[Bug c/67224] UTF-8 support for identifier names in GCC

joseph at codesourcery dot com gcc-bugzilla@gcc.gnu.org
Tue Aug 18 23:13:00 GMT 2015


https://gcc.gnu.org/bugzilla/show_bug.cgi?id=67224

--- Comment #19 from joseph at codesourcery dot com <joseph at codesourcery dot com> ---
On Tue, 18 Aug 2015, ejolson at unr dot edu wrote:

> which illustrates that g++ does not process trigraphs inside raw string
> literals.  Admittedly I'm looking at the draft standard, but I don't think this

As stated in [lex.pptoken] in both C++11 and C++14: "Between the initial 
and final double quote characters of the raw string, any transformations 
performed in phases 1 and 2 (trigraphs, universal-character-names, and 
line splicing) are reverted; this reversion shall apply before any d-char, 
r-char, or delimiting parenthesis is identified.".  Yes, the positioning 
of this in the standard may be confusing....

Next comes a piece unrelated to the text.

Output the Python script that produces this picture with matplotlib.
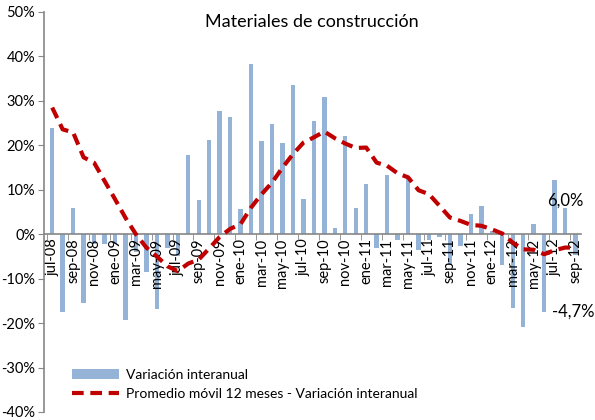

That is, the effect is more or less as if trigraphs weren't processed 
inside raw strings (but the implementation involves undoing trigraph 
substitutions, as described in the standard).

I think the right way to implement UTF-8 in identifiers involves making 
lex_identifier handle UTF-8 (when extended identifiers are enabled), and 
making _cpp_lex_direct handle bytes with the high bit set as 
potentially[*] starting identifiers (requiring the same handling of 
normalization state as for the other cases of characters starting 
identifiers, of course).  If you do that, then raw strings and all the 
corner cases of spelling preservation fall out naturally (though they 
still need testcases added to the testsuite).

[*] I think the right rule for C is that UTF-8 for a character not allowed 
in identifiers should produce a preprocessing token on its own rather than 
an error for an invalid character in an identifier (and similarly, such a 
character after the start of the identifier should terminate the 
identifier and produce such a preprocessing token).  Unless and until 
someone implements the C++ phase 1 conversion to UCNs, it would seem 
reasonable to follow this rule for C++ as well.